:: WHAT YOU WILL DO ::
Exclude the pictures, then copy word for word the lines running from the beginning of the records through the line with "temp_end_day = 280".

:: EXERCISE INPUTS ::
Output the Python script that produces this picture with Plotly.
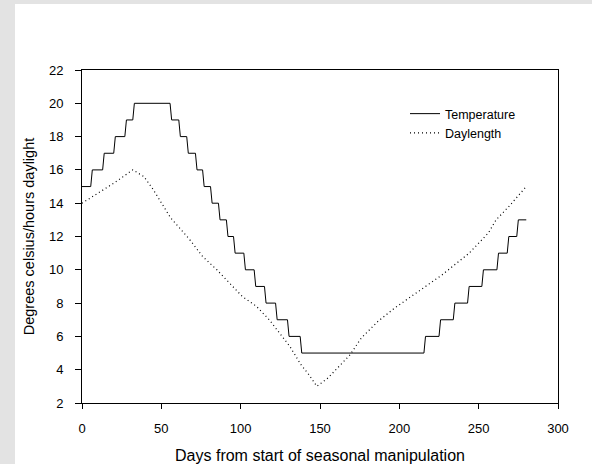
import plotly.graph_objects as go

# ---- data ----
# Temperature: day at which each new level starts, and the level held
temp_step_days = [0, 6, 13.5, 20.5, 27.5, 32.5, 56, 61.5, 66.5, 72, 76.5, 81.5, 86.5,
                  91.5, 96, 102.5, 109, 115.5, 122.5, 130, 138, 216, 225.5, 234.5,
                  243.5, 252.5, 262, 268.5, 274.5]
temp_levels = [15, 16, 17, 18, 19, 20, 19, 18, 17, 16, 15, 14, 13, 12, 11, 10, 9, 8, 7,
               6, 5, 6, 7, 8, 9, 10, 11, 12, 13]
temp_end_day = 280

# Daylength (hours)
day_days = [0, 10, 20, 32, 39, 45, 52, 56, 68, 76, 85, 93, 101, 110, 118, 124.5, 131,
            138, 143, 148, 155, 162, 169, 176, 186.5, 197, 206, 214, 227, 244, 252,
            256, 261, 269, 280]
day_hours = [14.0, 14.6, 15.2, 16.0, 15.6, 14.8, 13.7, 13.1, 11.8, 10.8, 10.0, 9.2, 8.4,
             7.8, 7.0, 6.2, 5.4, 4.3, 3.7, 3.0, 3.5, 4.2, 4.9, 5.9, 6.9, 7.7, 8.3, 8.8,
             9.7, 11.0, 11.8, 12.2, 13.0, 13.8, 15.0]

x_ticks = [0, 50, 100, 150, 200, 250, 300]
y_ticks = [2, 4, 6, 8, 10, 12, 14, 16, 18, 20, 22]

# build step line for temperature (each change takes ~1 day)
tx, ty = [temp_step_days[0]], [temp_levels[0]]
for i in range(1, len(temp_step_days)):
    d = temp_step_days[i]
    tx += [d - 0.5, d + 0.5]
    ty += [temp_levels[i - 1], temp_levels[i]]
tx.append(temp_end_day)
ty.append(temp_levels[-1])

FONT = "Liberation Sans, Arial, sans-serif"

fig = go.Figure()
fig.add_trace(go.Scatter(x=tx, y=ty, mode="lines", name="Temperature",
                         line=dict(color="black", width=1)))
fig.add_trace(go.Scatter(x=day_days, y=day_hours, mode="lines", name="Daylength",
                         line=dict(color="black", width=1.2, dash="1px,3px")))

W, H = 592, 464
L, R, T, B = 82, 34, 70, 61
pw, ph = W - L - R, H - T - B

# white page on light grey background
fig.add_shape(type="rect", xref="paper", yref="paper", layer="below",
              x0=(15 - L) / pw, x1=(W + 5 - L) / pw,
              y0=-(B + 5) / ph, y1=(H - B - 4) / ph,
              fillcolor="white", line=dict(width=0))

fig.update_layout(
    width=W, height=H,
    margin=dict(l=L, r=R, t=T, b=B, pad=0, autoexpand=False),
    paper_bgcolor="#e3e3e3",
    plot_bgcolor="rgba(0,0,0,0)",
    font=dict(family=FONT, size=13, color="black"),
    showlegend=True,
    legend=dict(x=(405 - L) / pw, y=(H - B - 99) / ph, xanchor="left", yanchor="top",
                bgcolor="rgba(0,0,0,0)", font=dict(size=12.5, family=FONT),
                tracegroupgap=0),
    xaxis=dict(range=[0, 300], tickvals=x_ticks, ticks="outside", ticklen=5,
               tickcolor="black", showline=True, linecolor="black", linewidth=1,
               mirror=True, showgrid=False, zeroline=False, automargin=False,
               tickfont=dict(size=13), ticklabelstandoff=8,
               title=dict(text="Days from start of seasonal manipulation",
                          font=dict(size=16), standoff=16)),
    yaxis=dict(range=[2, 22], tickvals=y_ticks, ticks="outside", ticklen=6,
               tickcolor="black", showline=True, linecolor="black", linewidth=1,
               mirror=True, showgrid=False, zeroline=False, automargin=False,
               tickfont=dict(size=13), ticklabelstandoff=9,
               title=dict(text="Degrees celsius/hours daylight",
                          font=dict(size=14.5), standoff=10)),
)

fig.write_html("out.html")
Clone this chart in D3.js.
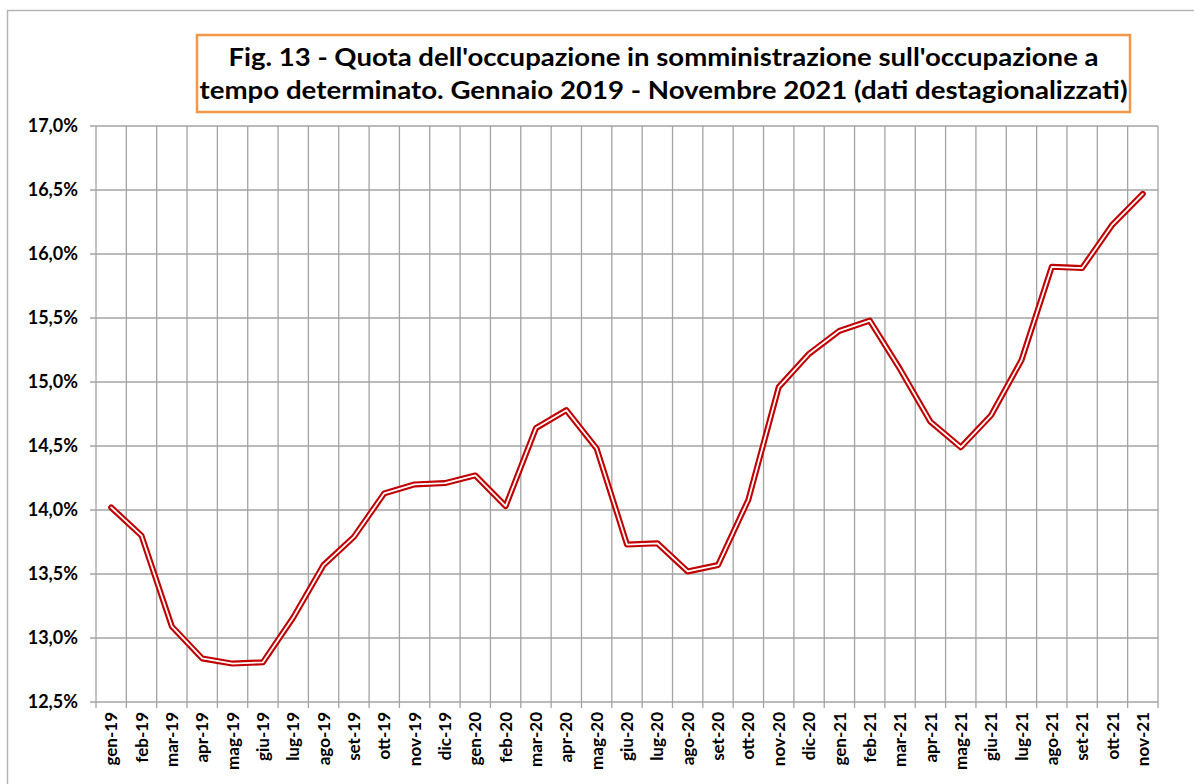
<!DOCTYPE html>
<html>
<head>
<meta charset="utf-8">
<script src="https://cdn.jsdelivr.net/npm/d3@7"></script>
<style>
  html, body { margin: 0; padding: 0; background: #fff; }
  svg { display: block; }
  text { font-family: Lato, "Open Sans", sans-serif; font-weight: 700; fill: #000; }
</style>
</head>
<body>
<svg id="chart" width="1194" height="784"></svg>
<script>
var width = 1194;
var height = 784;

// mesi (gen-19 .. nov-21)
var months = ["gen-19","feb-19","mar-19","apr-19","mag-19","giu-19","lug-19","ago-19","set-19","ott-19","nov-19","dic-19",
              "gen-20","feb-20","mar-20","apr-20","mag-20","giu-20","lug-20","ago-20","set-20","ott-20","nov-20","dic-20",
              "gen-21","feb-21","mar-21","apr-21","mag-21","giu-21","lug-21","ago-21","set-21","ott-21","nov-21"];

// quota % somministrazione su tempo determinato
var quota = [14.02, 13.80, 13.09, 12.84, 12.80, 12.81, 13.16, 13.57, 13.79, 14.13, 14.20, 14.21,
             14.27, 14.03, 14.64, 14.78, 14.48, 13.73, 13.74, 13.52, 13.57, 14.08, 14.96, 15.22,
             15.40, 15.48, 15.10, 14.69, 14.49, 14.74, 15.17, 15.90, 15.89, 16.23, 16.47];

var yTicks = [12.5, 13.0, 13.5, 14.0, 14.5, 15.0, 15.5, 16.0, 16.5, 17.0];

var titleLines = ["Fig. 13 - Quota dell'occupazione in somministrazione sull'occupazione a",
                  "tempo determinato. Gennaio 2019 - Novembre 2021 (dati destagionalizzati)"];

var svg = d3.select("#chart");

var plot = {left: 96, right: 1158, top: 126, bottom: 702};

var x = d3.scaleBand()
    .domain(months)
    .range([plot.left, plot.right])
    .padding(0);

var y = d3.scaleLinear()
    .domain([12.5, 17.0])
    .range([plot.bottom, plot.top]);

var fmt = function(d){ return d.toFixed(1).replace(".", ",") + "%"; };
var gridColor = "#a3a3a3";

// cornice esterna
svg.append("rect")
    .attr("x", 7.5).attr("y", 10.5)
    .attr("width", 1200).attr("height", 800)
    .attr("fill", "none")
    .attr("stroke", "#b4b4b4")
    .attr("stroke-width", 1.5);

// griglia orizzontale
svg.append("g")
    .selectAll("line")
    .data(yTicks)
    .enter()
    .append("line")
    .attr("x1", plot.left - 6)
    .attr("x2", plot.right)
    .attr("y1", function(d){ return y(d); })
    .attr("y2", function(d){ return y(d); })
    .attr("stroke", gridColor)
    .attr("stroke-width", 1.3);

// etichette asse y
svg.append("g")
    .selectAll("text")
    .data(yTicks)
    .enter()
    .append("text")
    .attr("x", 78)
    .attr("y", function(d){ return y(d); })
    .attr("dy", "0.36em")
    .attr("text-anchor", "end")
    .attr("font-size", "18px")
    .text(fmt);

// griglia verticale (confini delle categorie)
var bounds = months.map(function(m){ return x(m); }).concat([plot.right]);
svg.append("g")
    .selectAll("line")
    .data(bounds)
    .enter()
    .append("line")
    .attr("x1", function(d){ return d; })
    .attr("x2", function(d){ return d; })
    .attr("y1", plot.top)
    .attr("y2", plot.bottom + 6)
    .attr("stroke", gridColor)
    .attr("stroke-width", 1.3);

// etichette asse x
svg.append("g")
    .selectAll("text")
    .data(months)
    .enter()
    .append("text")
    .attr("transform", function(d){
        return "translate(" + (x(d) + x.bandwidth() / 2) + "," + (plot.bottom + 10) + ") rotate(-90)";
    })
    .attr("dy", "0.36em")
    .attr("text-anchor", "end")
    .attr("font-size", "17px")
    .text(function(d){ return d; });

// linea doppia
var line = d3.line()
    .x(function(d, i){ return x(months[i]) + x.bandwidth() / 2; })
    .y(function(d){ return y(d); });

svg.append("path")
    .datum(quota)
    .attr("d", line)
    .attr("fill", "none")
    .attr("stroke", "#c00000")
    .attr("stroke-width", 6)
    .attr("stroke-linejoin", "round")
    .attr("stroke-linecap", "round");

svg.append("path")
    .datum(quota)
    .attr("d", line)
    .attr("fill", "none")
    .attr("stroke", "#ffffff")
    .attr("stroke-width", 1.8)
    .attr("stroke-linejoin", "round")
    .attr("stroke-linecap", "round");

// titolo
svg.append("rect")
    .attr("x", 197).attr("y", 35)
    .attr("width", 933).attr("height", 77)
    .attr("fill", "#fff")
    .attr("stroke", "#f79646")
    .attr("stroke-width", 2.5);

var titleLen = [870, 928];
svg.append("g")
    .selectAll("text")
    .data(titleLines)
    .enter()
    .append("text")
    .attr("x", 663.5)
    .attr("y", function(d, i){ return 66 + i * 33; })
    .attr("text-anchor", "middle")
    .attr("font-size", "25px")
    .attr("textLength", function(d, i){ return titleLen[i]; })
    .attr("lengthAdjust", "spacingAndGlyphs")
    .text(function(d){ return d; });
</script>
</body>
</html>
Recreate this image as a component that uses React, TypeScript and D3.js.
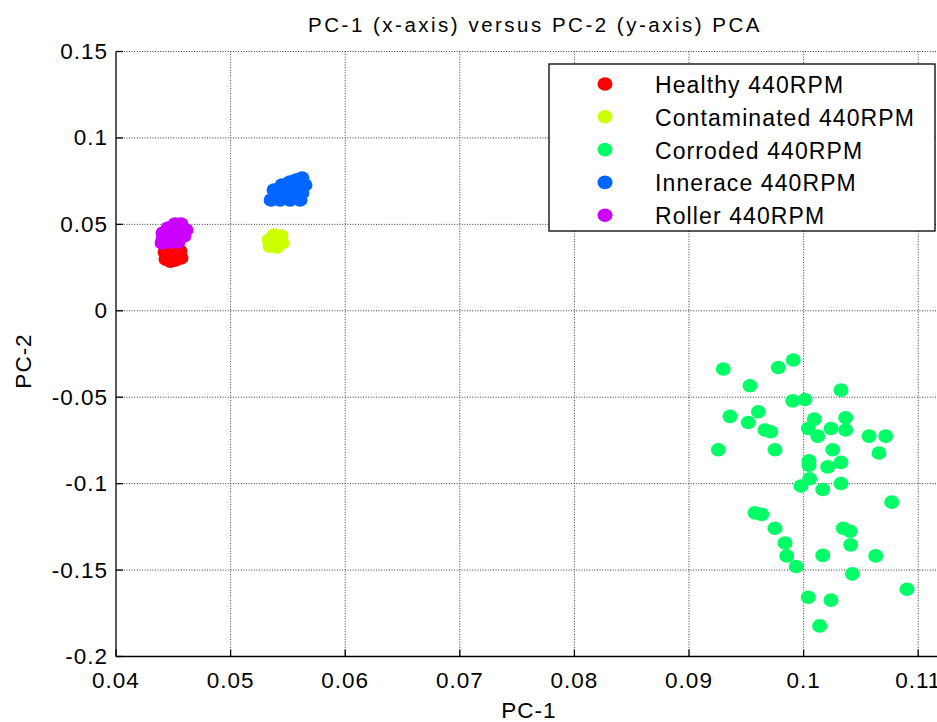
import React from "react";
import * as d3 from "d3";

// PCA scores (PC-1, PC-2) for each bearing condition at 440 RPM
const healthyPC1 = [0.04428, 0.04489, 0.04558, 0.04567, 0.04515, 0.04436, 0.04497, 0.04474];
const healthyPC2 = [0.03397, 0.03513, 0.03455, 0.0305, 0.02934, 0.02992, 0.03223, 0.0287];

const contaminatedPC1 = [0.05335, 0.05379, 0.0544, 0.05449, 0.05405, 0.05344, 0.05396];
const contaminatedPC2 = [0.04091, 0.04381, 0.04323, 0.03918, 0.03687, 0.03744, 0.04033];

const corrodedPC1 = [
  0.09299, 0.09779, 0.0991, 0.09532, 0.10326, 0.09905, 0.10012, 0.09358, 0.09605, 0.09517,
  0.10093, 0.10367, 0.09663, 0.09713, 0.10041, 0.10239, 0.10367, 0.10123, 0.10571, 0.10716,
  0.10658, 0.09256, 0.0975, 0.10254, 0.10047, 0.10047, 0.10326, 0.1021, 0.10053, 0.09977,
  0.10167, 0.10326, 0.10769, 0.09576, 0.09634, 0.0975, 0.10346, 0.10405, 0.09838, 0.10411,
  0.09853, 0.10167, 0.10629, 0.09936, 0.10425, 0.10902, 0.10041, 0.10239, 0.1014,
];
const corrodedPC2 = [
  -0.0337, -0.0328, -0.0285, -0.0434, -0.0459, -0.0521, -0.0513, -0.0611, -0.0584, -0.0646,
  -0.0627, -0.0619, -0.069, -0.07, -0.0681, -0.0681, -0.069, -0.0725, -0.0725, -0.0725,
  -0.0823, -0.0804, -0.0804, -0.0804, -0.0868, -0.0893, -0.0877, -0.0903, -0.0972, -0.1014,
  -0.1034, -0.0999, -0.1107, -0.1169, -0.1178, -0.1258, -0.1258, -0.1275, -0.1343, -0.1354,
  -0.1418, -0.1415, -0.1418, -0.1479, -0.1522, -0.1611, -0.1657, -0.1674, -0.1823,
];

const inneracePC1 = [
  0.05353, 0.05431, 0.05518, 0.05606, 0.05379, 0.05449, 0.05518, 0.05571, 0.05623, 0.05649,
  0.05483, 0.05571, 0.05623,
];
const inneracePC2 = [
  0.06406, 0.06406, 0.06406, 0.06406, 0.06985, 0.07274, 0.07448, 0.07564, 0.0768, 0.07274,
  0.06869, 0.06985, 0.06811,
];

const rollerPC1 = [
  0.0441, 0.0441, 0.04454, 0.04515, 0.04567, 0.04611, 0.04593, 0.04524, 0.04471, 0.04541,
  0.04462, 0.04532, 0.04402,
];
const rollerPC2 = [
  0.04149, 0.04497, 0.04786, 0.05017, 0.05017, 0.0467, 0.04323, 0.04207, 0.03976, 0.03976,
  0.04439, 0.04612, 0.0392,
];

const seriesNames = [
  "Healthy 440RPM",
  "Contaminated 440RPM",
  "Corroded 440RPM",
  "Innerace 440RPM",
  "Roller 440RPM",
];
const seriesColors = ["#ff0000", "#ccff00", "#00ff66", "#0066ff", "#cc00ff"];
const seriesX = [healthyPC1, contaminatedPC1, corrodedPC1, inneracePC1, rollerPC1];
const seriesY = [healthyPC2, contaminatedPC2, corrodedPC2, inneracePC2, rollerPC2];

const xTicks = [0.04, 0.05, 0.06, 0.07, 0.08, 0.09, 0.1, 0.11];
const xTickLabels = ["0.04", "0.05", "0.06", "0.07", "0.08", "0.09", "0.1", "0.11"];
const yTicks = [0.15, 0.1, 0.05, 0, -0.05, -0.1, -0.15, -0.2];
const yTickLabels = ["0.15", "0.1", "0.05", "0", "-0.05", "-0.1", "-0.15", "-0.2"];

const W = 937;
const H = 722;
const left = 116;
const right = 944;
const top = 51.5;
const bottom = 656.5;

const FONT = "'Liberation Sans', Arial, sans-serif";

export default function App() {
  const x = d3.scaleLinear().domain([0.04, 0.11225]).range([left, right]);
  const y = d3.scaleLinear().domain([-0.2, 0.15]).range([bottom, top]);

  const tickLen = 7;
  const rx = 7.5;
  const ry = 6.8;

  const legendX = 549;
  const legendY = 64;
  const legendW = 386;
  const legendH = 167;
  const legendRow = 32.8;

  return (
    <svg
      width={W}
      height={H}
      style={{ position: "absolute", left: 0, top: 0, background: "#fff" }}
      fontFamily={FONT}
    >
      <rect x={0} y={0} width={W} height={H} fill="#fff" />

      {/* dotted grid */}
      <g stroke="#3a3a3a" strokeWidth={1} strokeDasharray="1 1.6" fill="none">
        {xTicks.slice(1).map((t) => (
          <line key={"gx" + t} x1={x(t)} x2={x(t)} y1={top} y2={bottom} />
        ))}
        {yTicks.slice(0, -1).map((t) => (
          <line key={"gy" + t} x1={left} x2={right} y1={y(t)} y2={y(t)} />
        ))}
      </g>

      {/* axes and inward ticks */}
      <g stroke="#000" strokeWidth={1.3} fill="none">
        <line x1={left} x2={left} y1={top} y2={bottom} />
        <line x1={left} x2={right} y1={bottom} y2={bottom} />
        {xTicks.map((t) => (
          <line key={"tx" + t} x1={x(t)} x2={x(t)} y1={bottom} y2={bottom - tickLen} />
        ))}
        {yTicks.map((t) => (
          <line key={"ty" + t} x1={left} x2={left + tickLen} y1={y(t)} y2={y(t)} />
        ))}
      </g>

      {/* tick labels */}
      <g fontSize={22.5} fill="#000" letterSpacing={1}>
        {xTicks.map((t, i) => (
          <text key={"lx" + t} x={x(t)} y={688} textAnchor="middle">
            {xTickLabels[i]}
          </text>
        ))}
        {yTicks.map((t, i) => (
          <text key={"ly" + t} x={108} y={y(t)} textAnchor="end" dominantBaseline="central">
            {yTickLabels[i]}
          </text>
        ))}
      </g>

      {/* data */}
      {seriesX.map((xs, si) => (
        <g key={"s" + si} fill={seriesColors[si]}>
          {xs.map((v, i) => (
            <ellipse key={i} cx={x(v)} cy={y(seriesY[si][i])} rx={rx} ry={ry} />
          ))}
        </g>
      ))}

      {/* title and axis labels */}
      <text x={535} y={32} textAnchor="middle" fontSize={20.5} letterSpacing={2.5}>
        PC-1 (x-axis) versus PC-2 (y-axis) PCA
      </text>
      <text x={529} y={718} textAnchor="middle" fontSize={22.5} letterSpacing={1}>
        PC-1
      </text>
      <text
        transform={`translate(31,361) rotate(-90)`}
        textAnchor="middle"
        fontSize={22.5}
        letterSpacing={1}
      >
        PC-2
      </text>

      {/* legend */}
      <rect
        x={legendX}
        y={legendY}
        width={legendW}
        height={legendH}
        fill="#fff"
        stroke="#000"
        strokeWidth={1.3}
      />
      {seriesNames.map((name, i) => (
        <g key={"lg" + i}>
          <ellipse cx={605} cy={84 + i * legendRow} rx={rx} ry={ry} fill={seriesColors[i]} />
          <text
            x={655}
            y={85 + i * legendRow}
            fontSize={23}
            letterSpacing={1.1}
            dominantBaseline="central"
          >
            {name}
          </text>
        </g>
      ))}
    </svg>
  );
}
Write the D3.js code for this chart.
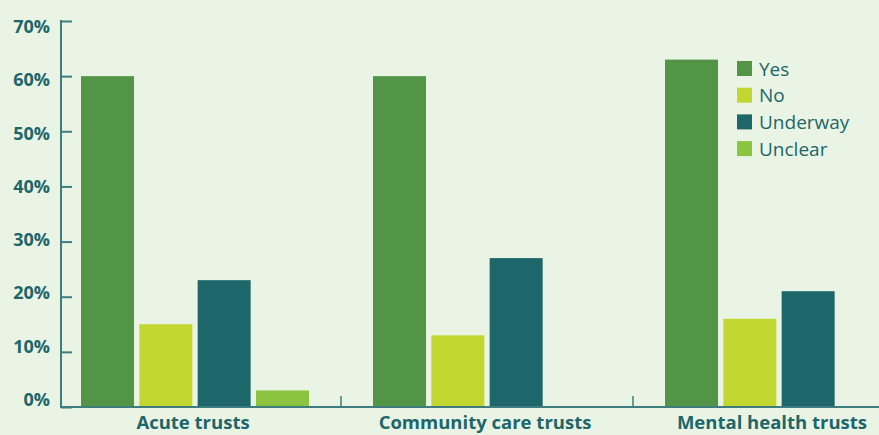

:: SOLUTION FOR THIS TASK ::
Output the Python script that produces this picture with Plotly.
import plotly.graph_objects as go

# ---- data ----
# Temperature: day at which each new level starts, and the level held
temp_step_days = [0, 6, 13.5, 20.5, 27.5, 32.5, 56, 61.5, 66.5, 72, 76.5, 81.5, 86.5,
                  91.5, 96, 102.5, 109, 115.5, 122.5, 130, 138, 216, 225.5, 234.5,
                  243.5, 252.5, 262, 268.5, 274.5]
temp_levels = [15, 16, 17, 18, 19, 20, 19, 18, 17, 16, 15, 14, 13, 12, 11, 10, 9, 8, 7,
               6, 5, 6, 7, 8, 9, 10, 11, 12, 13]
temp_end_day = 280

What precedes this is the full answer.